The anchor from the frigate Jutland
The great anchor from the frigate Jutland is the landmark of Juelsminde, and after having been placed at the entrance to Juelsminde, it was in 2011 moved to the pier at Juelsminde harbor. From its current placement it can be seen from Sandbjerg Cove where the frigate was anchored from 1912 to 1925.
The frigate Jutland was built at Holmen in Copenhagen in 1860. It was with its long and slim hull the fastest ship in the fleet, heavily armed and maneuvereable.
In 1864 the frigate Jutland was part of the battle of Helholand along with the frigate Niels Juel and the the corvette Heimdal. During the 2 hour long battle 611 shots were fired from the frigattes 40 cannons and in the end the enemy, the austrian and preussian ships fleed to neutral waters.
The ship had its last expedition in 1886 and was in 1908 sold for scrap.
However, two energetic men, fishing inspector Christian Løfting and ingeneer Carl Holtermann, succeeded in saving the frigate and in 1912 Christian Løfting seeks out Manor owner Schou from Palsgaard. He had heard that Schou had a national awareness and also was pretty generous.
Christian Løfting proposed his business in the hope of getting a contribution for the good cause.
Ejnar Schou told him to wait while he went into the room next door to speak to his wife. When he returned 10 minutes later he exclaimed: ”We’ll buy the ship”.
The frigate anchored in Sandbjerg Cove and became a large tourist attraction.
During its stay in Juelsminde, the frigate Jutland was used as a radiotelegraph station for the telegraph school in Svendborg. There was daily contact with the sender in the Eiffel Tower in Paris, and when the clock hit 12 noon, Captain Christensen fired a salute cannon. That way all of Bjerre Shire could set their clocks accordingly.
Cannon accolade from the frigate Jutland seen from the pier.
In 1914, manor owner Schou held a memorial party (50 years) for the battle of Helgoland. He invited all veterans who had been part of the battle as guests on the frigate, hired the musicians of the guard and paid for lunch onboard the ship and dinner at night at Færgekroen. 254 veterans participated.

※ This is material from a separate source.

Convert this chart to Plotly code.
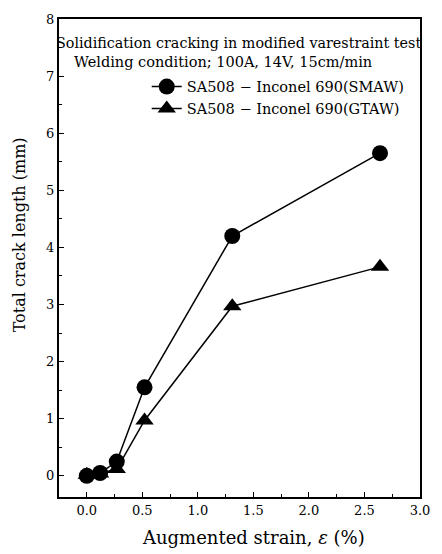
import plotly.graph_objects as go

strain_smaw = [0.0, 0.12, 0.27, 0.52, 1.31, 2.64]
crack_smaw = [0.0, 0.05, 0.25, 1.55, 4.20, 5.65]
strain_gtaw = [0.0, 0.12, 0.27, 0.52, 1.31, 2.64]
crack_gtaw = [0.02, 0.04, 0.12, 0.97, 2.97, 3.66]

x_ticks = [0.0, 0.5, 1.0, 1.5, 2.0, 2.5, 3.0]
x_ticklabels = ["0.0", "0.5", "1.0", "1.5", "2.0", "2.5", "3.0"]
y_ticks = [0, 1, 2, 3, 4, 5, 6, 7, 8]

FONT = "DejaVu Serif"

fig = go.Figure()
fig.add_trace(go.Scatter(
    x=strain_smaw, y=crack_smaw, mode="lines+markers",
    name="SA508 \u2212 Inconel 690(SMAW)",
    line=dict(color="black", width=1.5),
    marker=dict(symbol="circle", size=16, color="black"),
))
fig.add_trace(go.Scatter(
    x=strain_gtaw, y=crack_gtaw, mode="lines+markers",
    name="SA508 \u2212 Inconel 690(GTAW)",
    line=dict(color="black", width=1.5),
    marker=dict(symbol="triangle-up", size=16, color="black"),
))

fig.update_layout(
    width=442, height=554,
    margin=dict(l=59, r=12, t=15, b=57),
    paper_bgcolor="white", plot_bgcolor="white",
    font=dict(family=FONT, color="black", size=13),
    showlegend=True,
    legend=dict(x=0.243, y=0.892, xanchor="left", yanchor="top",
                bgcolor="rgba(0,0,0,0)", font=dict(size=14.5, family=FONT),
                tracegroupgap=0, itemwidth=30),
    xaxis=dict(
        range=[-0.25, 3.0], tickvals=x_ticks, ticktext=x_ticklabels,
        ticks="inside", ticklen=5, tickcolor="black",
        minor=dict(dtick=0.25, ticks="inside", ticklen=3, tickcolor="black"),
        showline=True, linecolor="black", linewidth=2, mirror=True,
        showgrid=False, zeroline=False,
        tickfont=dict(size=13),
    ),
    yaxis=dict(
        range=[-0.37, 8.0], tickvals=y_ticks,
        ticks="inside", ticklen=5, tickcolor="black",
        minor=dict(dtick=0.5, ticks="inside", ticklen=3, tickcolor="black"),
        showline=True, linecolor="black", linewidth=2, mirror=True,
        showgrid=False, zeroline=False,
        tickfont=dict(size=13),
    ),
)

fig.add_annotation(text="Augmented strain, <i>\u03b5</i> (%)",
                   xref="paper", yref="paper", x=0.539, y=-0.085, showarrow=False,
                   font=dict(size=18, family=FONT), xanchor="center", yanchor="middle")
fig.add_annotation(text="Total crack length (mm)", textangle=-90,
                   xref="paper", yref="paper", x=-0.11, y=0.548, showarrow=False,
                   font=dict(size=16, family=FONT), xanchor="center", yanchor="middle")
fig.add_annotation(text="Solidification cracking in modified varestraint test",
                   xref="paper", yref="paper", x=0.498, y=0.95, showarrow=False,
                   font=dict(size=14.3, family=FONT), xanchor="center", yanchor="middle")
fig.add_annotation(text="Welding condition; 100A, 14V, 15cm/min",
                   xref="paper", yref="paper", x=0.035, y=0.91, showarrow=False,
                   font=dict(size=14.5, family=FONT), xanchor="left", yanchor="middle")

fig.write_html("out.html")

One winter, the frigate froze stuck in the ice and at thaw, it went with the ice out of the bay and lost one anchor – the greatest one. It was later found by a fisherman and brought to shore at the great pier.
The anchor brought to the pier – drawing by Søren Knudsen 1923
As the memorial park for Ejnar Viggo Schou was opened in 1933, the anchor was moved to the corner of Odelsgade and Ejnar Schous Allé. In 2011 it was moved back to the pier.
After the passing of Ejnar Schous død in 1925, the marine ministry bought the frigate for scrap. But yet again there was a will to keep it and the following years 400.000 dkk were collected. The frigate was restored and the government agreed to maintain the frigate for 50 years.
For several generations of kids from the provinces, the mandatory school trips to Copenhagen included a stay at the frigate Jutland. In 1936 – 1959 approximately 200.000 schollkids spent a night on the ship.
In 1960, the battered frigate came to Ebeltoft, but it wasn’t restored until 1989 where it received economical help from Mærsk McKinney Møller and a nationwide collection.
In 1994, the restored frigate was inaugurated.